## Given task
Skip the pictures. Set down, word for word, the lines from the start of the material up to and including the line with "const pt = (a, r, dz".

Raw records
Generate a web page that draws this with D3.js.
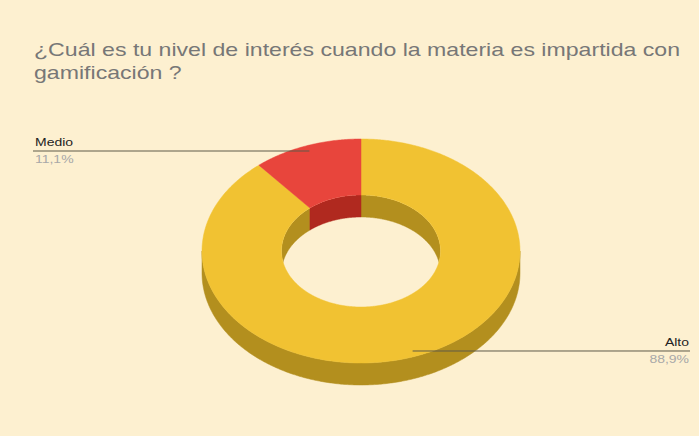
<!DOCTYPE html>
<html>
<head>
<meta charset="utf-8">
<script src="https://cdn.jsdelivr.net/npm/d3@7"></script>
<style>
  html, body { margin: 0; padding: 0; background: #fdf0d0; }
  svg { display: block; font-family: "Liberation Sans", Arial, sans-serif; }
</style>
</head>
<body>
<svg id="chart" width="699" height="436"></svg>
<script>
// Survey answers and their shares (%)
const categories = ["Alto", "Medio"];
const values = [88.9, 11.1];
const colors = ["#f1c232", "#e8453c"];
const sideColors = ["#b38f1e", "#b0291f"];
const titleLines = [
  "¿Cuál es tu nivel de interés cuando la materia es impartida con",
  "gamificación ?"
];

const W = 699, H = 436;
const stretch = 1.27; // text is drawn horizontally widened
const svg = d3.select("#chart");
svg.append("rect").attr("width", W).attr("height", H).attr("fill", "#fdf0d0");

// Title
titleLines.forEach((t, i) => {
  svg.append("text")
    .attr("transform", `translate(34,${56 + i * 23}) scale(${stretch},1)`)
    .attr("fill", "#777")
    .attr("font-size", 18.2)
    .text(t);
});

// Tilted donut geometry: unit circle mapped onto an ellipse
const cx = 361, cy = 251, rx = 159, ry = 112, depth = 22, hole = 0.5;
const xs = d3.scaleLinear().domain([-1, 1]).range([cx - rx, cx + rx]);
const ys = d3.scaleLinear().domain([-1, 1]).range([cy - ry, cy + ry]);

// angle measured clockwise from 12 o'clock
const pt = (a, r, dz = 0) => [xs(r * Math.sin(a)), ys(-r * Math.cos(a)) + dz];

function arcPts(a0, a1, r, dz) {
  const n = Math.max(2, Math.ceil(Math.abs(a1 - a0) / 0.01));
  return d3.range(n + 1).map(i => pt(a0 + (a1 - a0) * i / n, r, dz));
}
const line = d3.line();

const pie = d3.pie().sort(null).value(d => d).startAngle(0).endAngle(2 * Math.PI);
const slices = pie(values).map((s, i) => ({ ...s, i }));

function clipRange(s, lo, hi) {
  const a = Math.max(s.startAngle, lo), b = Math.min(s.endAngle, hi);
  return a < b ? [a, b] : null;
}

// Outer wall (front half: 90°..270°)
const gOuter = svg.append("g");
slices.forEach(s => {
  const r = clipRange(s, Math.PI / 2, 3 * Math.PI / 2);
  if (!r) return;
  const pts = arcPts(r[0], r[1], 1, 0).concat(arcPts(r[1], r[0], 1, depth));
  gOuter.append("path").attr("d", line(pts) + "Z")
    .attr("fill", sideColors[s.i]).attr("stroke", sideColors[s.i]).attr("stroke-width", 0.5);
});

// Inner wall (back half of the hole), clipped to the hole opening
const defs = svg.append("defs");
defs.append("clipPath").attr("id", "holeClip")
  .append("path").attr("d", line(arcPts(0, 2 * Math.PI, hole, 0)) + "Z");
const gInner = svg.append("g").attr("clip-path", "url(#holeClip)");
slices.forEach(s => {
  [[-Math.PI / 2, Math.PI / 2], [3 * Math.PI / 2, 5 * Math.PI / 2]].forEach(([lo, hi]) => {
    const r = clipRange(s, lo, hi);
    if (!r) return;
    const pts = arcPts(r[0], r[1], hole, 0).concat(arcPts(r[1], r[0], hole, depth));
    gInner.append("path").attr("d", line(pts) + "Z")
      .attr("fill", sideColors[s.i]).attr("stroke", sideColors[s.i]).attr("stroke-width", 0.5);
  });
});

// Top surface
const gTop = svg.append("g");
slices.forEach(s => {
  const pts = arcPts(s.startAngle, s.endAngle, 1, 0)
    .concat(arcPts(s.endAngle, s.startAngle, hole, 0));
  gTop.append("path").attr("d", line(pts) + "Z")
    .attr("fill", colors[s.i]).attr("stroke", colors[s.i]).attr("stroke-width", 0.5);
});

// Leader lines and labels
const fmt = v => d3.format(".1f")(v).replace(".", ",") + "%";
slices.forEach(s => {
  const mid = (s.startAngle + s.endAngle) / 2;
  const [px, py] = pt(mid, 0.95, 0);
  const left = Math.sin(mid) < 0;
  const x2 = left ? 33 : 690;
  const anchor = left ? "start" : "end";
  const tx = left ? 35 : 689;
  svg.append("line")
    .attr("x1", px).attr("y1", py).attr("x2", x2).attr("y2", py)
    .attr("stroke", "#5e5a48").attr("stroke-width", 1);
  svg.append("text")
    .attr("transform", `translate(${tx},${py - 5}) scale(${stretch},1)`)
    .attr("text-anchor", anchor).attr("font-size", 11).attr("fill", "#222")
    .text(categories[s.i]);
  svg.append("text")
    .attr("transform", `translate(${tx},${py + 12}) scale(${stretch},1)`)
    .attr("text-anchor", anchor).attr("font-size", 11).attr("fill", "#a8a8a8")
    .text(fmt(values[s.i]));
});
</script>
</body>
</html>
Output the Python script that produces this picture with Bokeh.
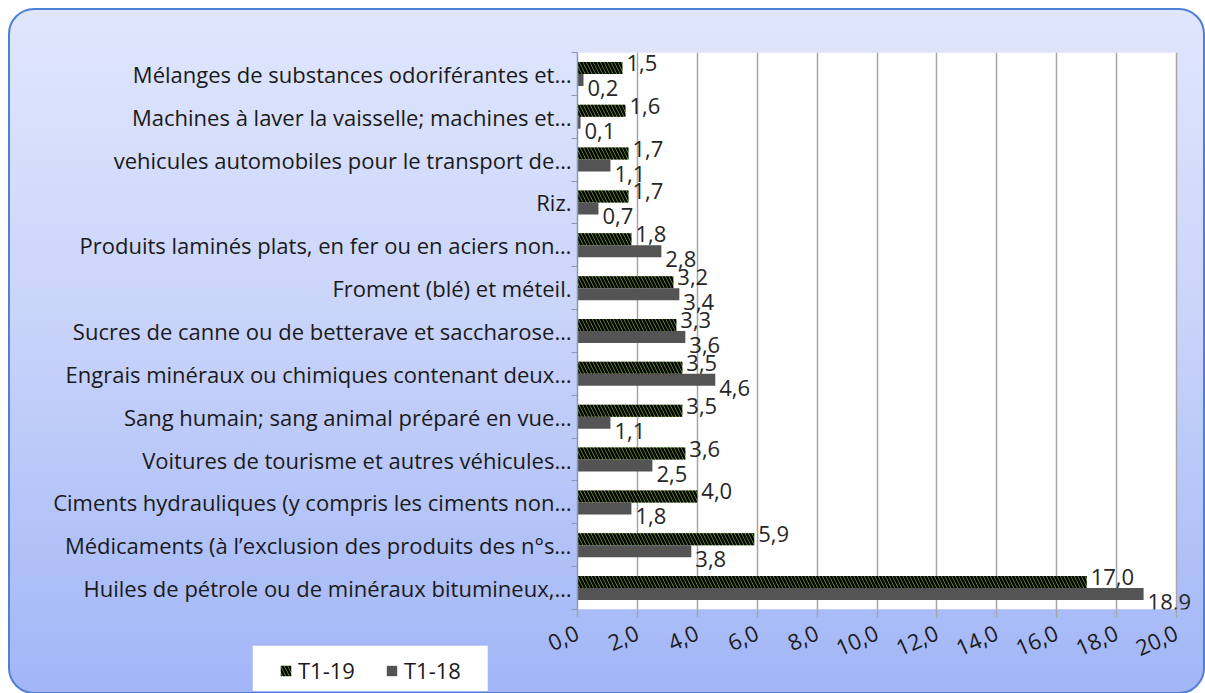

## Response
Generate a web page that draws this with D3.js.
<!DOCTYPE html>
<html>
<head>
<meta charset="utf-8">
<script src="https://cdn.jsdelivr.net/npm/d3@7"></script>
<style>
  html, body { margin: 0; padding: 0; background: #fdf0d0; }
  svg { display: block; font-family: "Liberation Sans", Arial, sans-serif; }
</style>
</head>
<body>
<svg id="chart" width="699" height="436"></svg>
<script>
// Survey answers and their shares (%)
const categories = ["Alto", "Medio"];
const values = [88.9, 11.1];
const colors = ["#f1c232", "#e8453c"];
const sideColors = ["#b38f1e", "#b0291f"];
const titleLines = [
  "¿Cuál es tu nivel de interés cuando la materia es impartida con",
  "gamificación ?"
];

const W = 699, H = 436;
const stretch = 1.27; // text is drawn horizontally widened
const svg = d3.select("#chart");
svg.append("rect").attr("width", W).attr("height", H).attr("fill", "#fdf0d0");

// Title
titleLines.forEach((t, i) => {
  svg.append("text")
    .attr("transform", `translate(34,${56 + i * 23}) scale(${stretch},1)`)
    .attr("fill", "#777")
    .attr("font-size", 18.2)
    .text(t);
});

// Tilted donut geometry: unit circle mapped onto an ellipse
const cx = 361, cy = 251, rx = 159, ry = 112, depth = 22, hole = 0.5;
const xs = d3.scaleLinear().domain([-1, 1]).range([cx - rx, cx + rx]);
const ys = d3.scaleLinear().domain([-1, 1]).range([cy - ry, cy + ry]);

// angle measured clockwise from 12 o'clock
const pt = (a, r, dz = 0) => [xs(r * Math.sin(a)), ys(-r * Math.cos(a)) + dz];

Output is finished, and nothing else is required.